Nearly half a million years ago, an ancient human was murdered. With two brutal blows to the head, the attacker fractured his victim’s skull, killing him (or her). The lifeless body was then brought to a communal burial site and dropped down a 43-foot shaft into a mass grave known as the “Pit of Bones.” The remains lay there for millennia, the fact of their owner’s life and violent death lost to time.
The article has all kinds of fine details for the discerning Infocult reader, such as:
the fact that there are two direct blows makes it unlikely that this killing was anything but intentional — you don’t “accidentally” crack a hole in someone’s skull two times in a row.

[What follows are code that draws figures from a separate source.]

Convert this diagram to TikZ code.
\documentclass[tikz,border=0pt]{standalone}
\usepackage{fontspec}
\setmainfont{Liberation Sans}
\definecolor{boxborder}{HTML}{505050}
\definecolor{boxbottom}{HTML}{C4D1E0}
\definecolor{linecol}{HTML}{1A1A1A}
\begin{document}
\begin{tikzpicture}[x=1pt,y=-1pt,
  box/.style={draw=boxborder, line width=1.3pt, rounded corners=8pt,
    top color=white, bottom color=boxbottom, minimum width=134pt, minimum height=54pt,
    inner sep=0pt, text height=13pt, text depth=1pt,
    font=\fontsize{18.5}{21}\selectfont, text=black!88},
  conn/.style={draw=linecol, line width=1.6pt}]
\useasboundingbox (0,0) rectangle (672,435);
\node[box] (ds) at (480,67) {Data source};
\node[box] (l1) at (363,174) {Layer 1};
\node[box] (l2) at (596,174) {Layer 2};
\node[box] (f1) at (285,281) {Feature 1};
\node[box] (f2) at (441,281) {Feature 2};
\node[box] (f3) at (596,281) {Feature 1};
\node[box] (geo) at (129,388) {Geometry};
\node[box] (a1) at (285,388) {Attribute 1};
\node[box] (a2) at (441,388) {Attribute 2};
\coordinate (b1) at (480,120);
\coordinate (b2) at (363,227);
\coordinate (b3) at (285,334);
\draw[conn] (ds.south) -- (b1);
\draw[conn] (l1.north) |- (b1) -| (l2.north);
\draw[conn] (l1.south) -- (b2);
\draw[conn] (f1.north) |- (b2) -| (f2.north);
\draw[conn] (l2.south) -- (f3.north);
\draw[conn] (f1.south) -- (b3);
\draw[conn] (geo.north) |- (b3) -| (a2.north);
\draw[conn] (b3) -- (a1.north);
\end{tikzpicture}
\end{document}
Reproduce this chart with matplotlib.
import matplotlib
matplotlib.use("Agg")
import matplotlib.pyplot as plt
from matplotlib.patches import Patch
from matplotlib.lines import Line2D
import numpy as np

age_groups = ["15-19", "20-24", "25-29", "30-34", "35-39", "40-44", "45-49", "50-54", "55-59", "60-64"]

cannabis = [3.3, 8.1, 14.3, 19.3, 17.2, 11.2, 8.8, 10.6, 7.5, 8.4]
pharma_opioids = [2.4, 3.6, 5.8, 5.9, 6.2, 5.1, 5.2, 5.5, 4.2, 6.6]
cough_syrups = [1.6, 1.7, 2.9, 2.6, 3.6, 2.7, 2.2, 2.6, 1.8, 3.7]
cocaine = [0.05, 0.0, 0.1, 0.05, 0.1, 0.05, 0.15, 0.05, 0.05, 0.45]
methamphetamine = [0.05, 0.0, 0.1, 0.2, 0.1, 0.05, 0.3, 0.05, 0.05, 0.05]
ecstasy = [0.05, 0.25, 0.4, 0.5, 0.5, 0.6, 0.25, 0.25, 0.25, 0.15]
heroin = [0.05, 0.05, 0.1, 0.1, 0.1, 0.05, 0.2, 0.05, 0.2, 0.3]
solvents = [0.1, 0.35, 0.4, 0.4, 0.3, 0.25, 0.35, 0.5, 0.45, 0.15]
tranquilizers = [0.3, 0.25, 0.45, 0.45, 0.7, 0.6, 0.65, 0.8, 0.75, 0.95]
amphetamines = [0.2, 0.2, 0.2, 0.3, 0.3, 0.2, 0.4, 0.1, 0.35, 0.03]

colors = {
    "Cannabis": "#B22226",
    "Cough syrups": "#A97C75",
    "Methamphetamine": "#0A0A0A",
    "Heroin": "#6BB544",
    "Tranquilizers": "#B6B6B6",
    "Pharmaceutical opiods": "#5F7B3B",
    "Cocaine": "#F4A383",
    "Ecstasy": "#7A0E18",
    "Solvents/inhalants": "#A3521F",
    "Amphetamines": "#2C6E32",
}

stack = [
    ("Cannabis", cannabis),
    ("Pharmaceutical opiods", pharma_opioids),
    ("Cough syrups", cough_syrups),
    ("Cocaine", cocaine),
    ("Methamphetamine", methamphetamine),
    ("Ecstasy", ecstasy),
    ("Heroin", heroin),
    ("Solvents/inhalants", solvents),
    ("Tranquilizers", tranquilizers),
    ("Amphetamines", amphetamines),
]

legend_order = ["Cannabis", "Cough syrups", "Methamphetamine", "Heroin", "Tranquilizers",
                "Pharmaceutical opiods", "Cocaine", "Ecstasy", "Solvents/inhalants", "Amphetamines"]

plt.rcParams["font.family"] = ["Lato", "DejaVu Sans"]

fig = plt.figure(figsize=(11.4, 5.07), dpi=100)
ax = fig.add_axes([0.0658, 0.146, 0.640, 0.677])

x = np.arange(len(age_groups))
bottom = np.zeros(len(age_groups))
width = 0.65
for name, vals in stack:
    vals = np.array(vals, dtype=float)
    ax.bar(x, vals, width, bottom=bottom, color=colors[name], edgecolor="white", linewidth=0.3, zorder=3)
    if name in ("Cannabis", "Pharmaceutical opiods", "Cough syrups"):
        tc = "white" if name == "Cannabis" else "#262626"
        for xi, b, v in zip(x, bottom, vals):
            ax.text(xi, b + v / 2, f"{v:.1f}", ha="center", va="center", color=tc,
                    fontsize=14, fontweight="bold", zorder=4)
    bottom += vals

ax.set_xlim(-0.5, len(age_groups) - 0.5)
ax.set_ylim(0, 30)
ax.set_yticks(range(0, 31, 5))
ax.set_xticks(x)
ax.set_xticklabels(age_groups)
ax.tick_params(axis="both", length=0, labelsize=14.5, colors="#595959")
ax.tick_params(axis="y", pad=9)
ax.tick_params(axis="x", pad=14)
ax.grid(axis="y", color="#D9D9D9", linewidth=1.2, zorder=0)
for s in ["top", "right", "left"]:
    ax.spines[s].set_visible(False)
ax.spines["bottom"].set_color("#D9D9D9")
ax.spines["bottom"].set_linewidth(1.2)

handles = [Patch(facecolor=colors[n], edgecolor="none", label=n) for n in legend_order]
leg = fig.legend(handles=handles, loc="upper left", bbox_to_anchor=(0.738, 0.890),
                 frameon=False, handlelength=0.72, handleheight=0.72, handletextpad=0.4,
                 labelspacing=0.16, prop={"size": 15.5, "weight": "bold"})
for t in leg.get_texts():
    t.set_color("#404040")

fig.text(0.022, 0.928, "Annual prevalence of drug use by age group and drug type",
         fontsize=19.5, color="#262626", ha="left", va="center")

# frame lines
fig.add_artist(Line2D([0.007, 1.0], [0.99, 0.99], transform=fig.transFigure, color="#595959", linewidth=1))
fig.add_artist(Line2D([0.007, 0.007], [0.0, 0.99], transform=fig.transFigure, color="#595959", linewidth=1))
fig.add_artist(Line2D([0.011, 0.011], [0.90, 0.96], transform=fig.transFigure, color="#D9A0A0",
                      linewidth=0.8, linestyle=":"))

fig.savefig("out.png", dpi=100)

“Murder is an ancient feature of humanity,” co-author Rolf Quam of Binghamton University told NPR.
It’s a sobering thought. But, lead author Nohemi Sala pointed out, we don’t know if the skull’s prehistoric owner had it coming.
The discovery of the “Pit of Bones” suggests another unique feature of these early humans: They cared for their dead. The authors of the PLOS One study believe that the 28 skeletons found in the pit could only have been placed there intentionally.
“Other humans went to the top of this vertical shaft and deposited dead members of their social group down into the site, and in this way formed a kind of primitive cemetery or kind of an early manifestation of funerary practices..."
The descendants of Cain and all Gothic gourmands salute you.